**TASK MATERIAL:**

--- begin ---

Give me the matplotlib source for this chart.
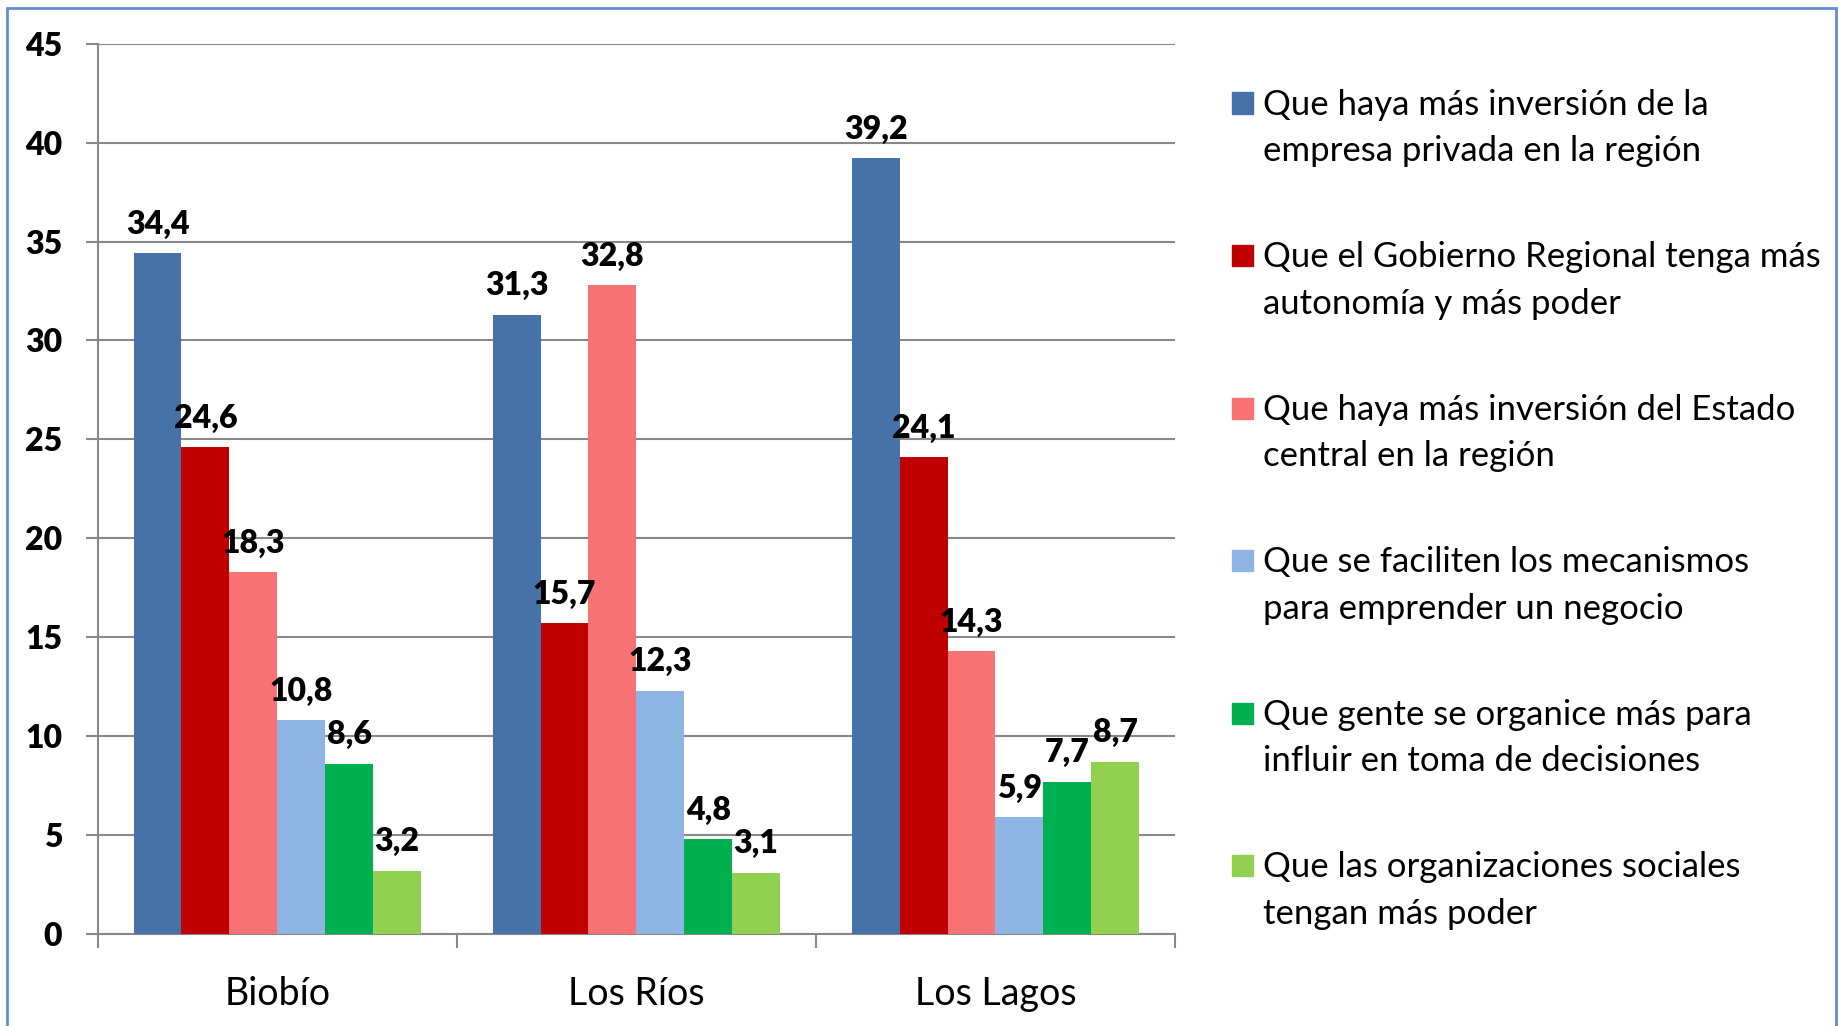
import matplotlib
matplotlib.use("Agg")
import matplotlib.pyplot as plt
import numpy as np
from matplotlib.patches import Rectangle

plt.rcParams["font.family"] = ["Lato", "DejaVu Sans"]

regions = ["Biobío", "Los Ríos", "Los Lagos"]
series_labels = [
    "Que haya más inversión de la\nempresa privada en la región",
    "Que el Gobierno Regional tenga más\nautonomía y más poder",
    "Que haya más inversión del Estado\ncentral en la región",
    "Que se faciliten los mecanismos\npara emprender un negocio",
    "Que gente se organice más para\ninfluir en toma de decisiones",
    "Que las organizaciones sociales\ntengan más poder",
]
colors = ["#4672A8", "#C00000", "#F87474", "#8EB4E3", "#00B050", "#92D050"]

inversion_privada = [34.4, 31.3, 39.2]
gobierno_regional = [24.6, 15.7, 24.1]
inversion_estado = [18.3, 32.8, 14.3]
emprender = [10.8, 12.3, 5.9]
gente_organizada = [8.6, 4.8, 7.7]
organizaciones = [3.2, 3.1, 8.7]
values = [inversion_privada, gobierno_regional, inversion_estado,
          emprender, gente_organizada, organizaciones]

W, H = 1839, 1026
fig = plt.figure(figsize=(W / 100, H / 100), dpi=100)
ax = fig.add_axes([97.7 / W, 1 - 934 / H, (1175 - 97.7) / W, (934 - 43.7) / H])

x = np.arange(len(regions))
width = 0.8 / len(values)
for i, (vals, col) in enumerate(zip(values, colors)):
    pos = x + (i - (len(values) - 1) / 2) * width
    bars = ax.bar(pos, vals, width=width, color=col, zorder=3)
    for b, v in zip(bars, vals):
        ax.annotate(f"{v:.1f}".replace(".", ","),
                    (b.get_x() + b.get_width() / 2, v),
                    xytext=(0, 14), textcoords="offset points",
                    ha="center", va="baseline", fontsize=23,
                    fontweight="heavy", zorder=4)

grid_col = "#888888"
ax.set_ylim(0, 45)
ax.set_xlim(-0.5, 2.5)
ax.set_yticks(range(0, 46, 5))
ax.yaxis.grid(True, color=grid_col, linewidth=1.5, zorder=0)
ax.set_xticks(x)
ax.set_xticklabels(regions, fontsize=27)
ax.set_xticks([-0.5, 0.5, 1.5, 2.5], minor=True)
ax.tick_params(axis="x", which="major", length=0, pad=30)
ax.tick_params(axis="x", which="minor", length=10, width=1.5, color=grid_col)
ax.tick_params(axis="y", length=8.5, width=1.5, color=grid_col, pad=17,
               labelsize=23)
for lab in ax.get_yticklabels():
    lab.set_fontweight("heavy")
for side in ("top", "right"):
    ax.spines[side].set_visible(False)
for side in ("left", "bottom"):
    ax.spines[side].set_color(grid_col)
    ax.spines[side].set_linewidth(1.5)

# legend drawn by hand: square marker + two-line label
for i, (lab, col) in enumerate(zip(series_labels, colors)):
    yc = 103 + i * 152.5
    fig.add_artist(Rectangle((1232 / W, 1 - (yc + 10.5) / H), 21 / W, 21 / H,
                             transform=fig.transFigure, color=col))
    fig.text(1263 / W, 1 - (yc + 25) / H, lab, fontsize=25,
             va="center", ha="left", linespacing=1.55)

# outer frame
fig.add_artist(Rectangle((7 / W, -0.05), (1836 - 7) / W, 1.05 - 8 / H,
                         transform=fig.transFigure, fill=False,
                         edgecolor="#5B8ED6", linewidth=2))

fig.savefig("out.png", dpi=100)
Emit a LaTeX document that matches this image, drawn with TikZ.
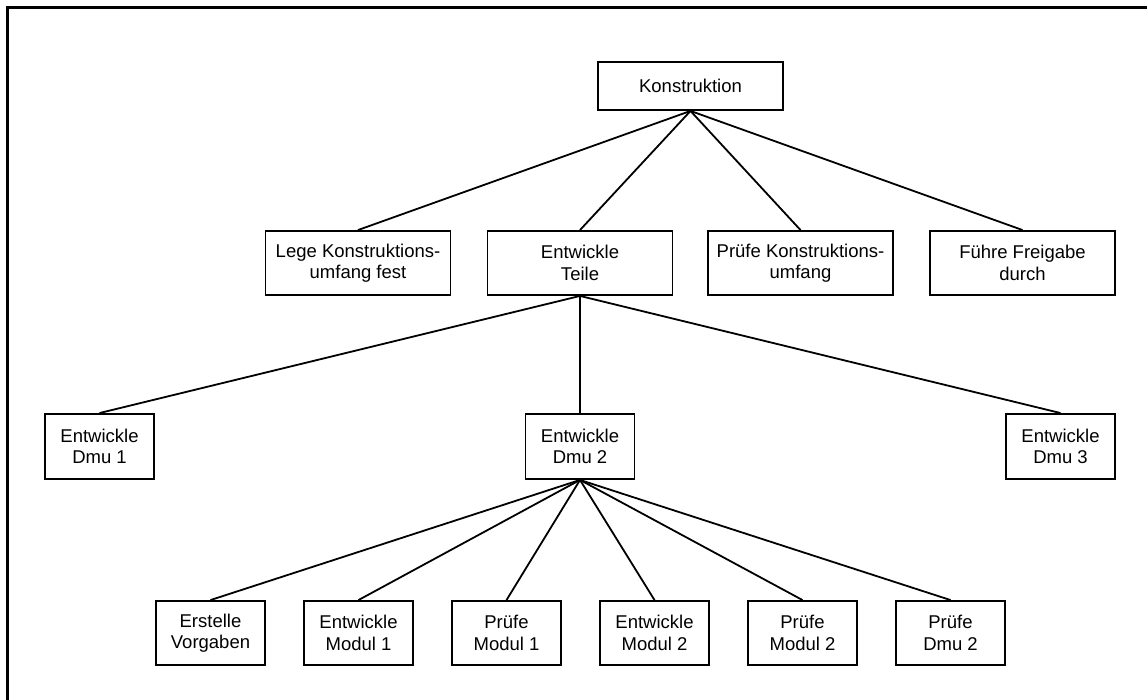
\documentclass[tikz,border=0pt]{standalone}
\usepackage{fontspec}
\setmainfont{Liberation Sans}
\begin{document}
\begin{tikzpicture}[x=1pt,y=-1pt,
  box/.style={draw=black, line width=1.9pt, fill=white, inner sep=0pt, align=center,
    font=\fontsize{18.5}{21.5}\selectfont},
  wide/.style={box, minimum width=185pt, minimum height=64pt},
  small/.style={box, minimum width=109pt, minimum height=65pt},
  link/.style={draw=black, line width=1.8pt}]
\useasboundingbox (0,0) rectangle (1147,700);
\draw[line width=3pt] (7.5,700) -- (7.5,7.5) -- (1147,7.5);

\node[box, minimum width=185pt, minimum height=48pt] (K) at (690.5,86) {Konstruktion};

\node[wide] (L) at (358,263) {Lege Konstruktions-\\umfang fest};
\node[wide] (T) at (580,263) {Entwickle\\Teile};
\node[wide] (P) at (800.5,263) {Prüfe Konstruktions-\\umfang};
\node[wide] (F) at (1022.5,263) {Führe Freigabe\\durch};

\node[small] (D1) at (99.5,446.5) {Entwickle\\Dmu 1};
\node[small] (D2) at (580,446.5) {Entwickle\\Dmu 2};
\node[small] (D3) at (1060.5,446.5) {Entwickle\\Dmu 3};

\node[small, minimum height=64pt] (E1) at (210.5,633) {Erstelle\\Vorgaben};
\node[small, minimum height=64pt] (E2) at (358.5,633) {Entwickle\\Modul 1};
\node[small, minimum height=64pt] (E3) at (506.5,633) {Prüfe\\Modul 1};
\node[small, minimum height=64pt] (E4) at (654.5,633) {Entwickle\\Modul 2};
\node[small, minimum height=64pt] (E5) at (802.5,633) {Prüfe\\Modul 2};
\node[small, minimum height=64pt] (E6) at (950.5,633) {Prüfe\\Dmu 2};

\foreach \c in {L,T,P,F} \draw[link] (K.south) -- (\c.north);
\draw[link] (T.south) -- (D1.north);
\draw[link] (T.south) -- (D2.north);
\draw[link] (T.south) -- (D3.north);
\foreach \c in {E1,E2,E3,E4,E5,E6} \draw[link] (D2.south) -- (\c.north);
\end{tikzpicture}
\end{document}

--- end ---

**WHAT IS ASKED:** Count every line of the records that holds "matplotlib". State the number, nothing else.

**THE COMPLETED TASK:** 5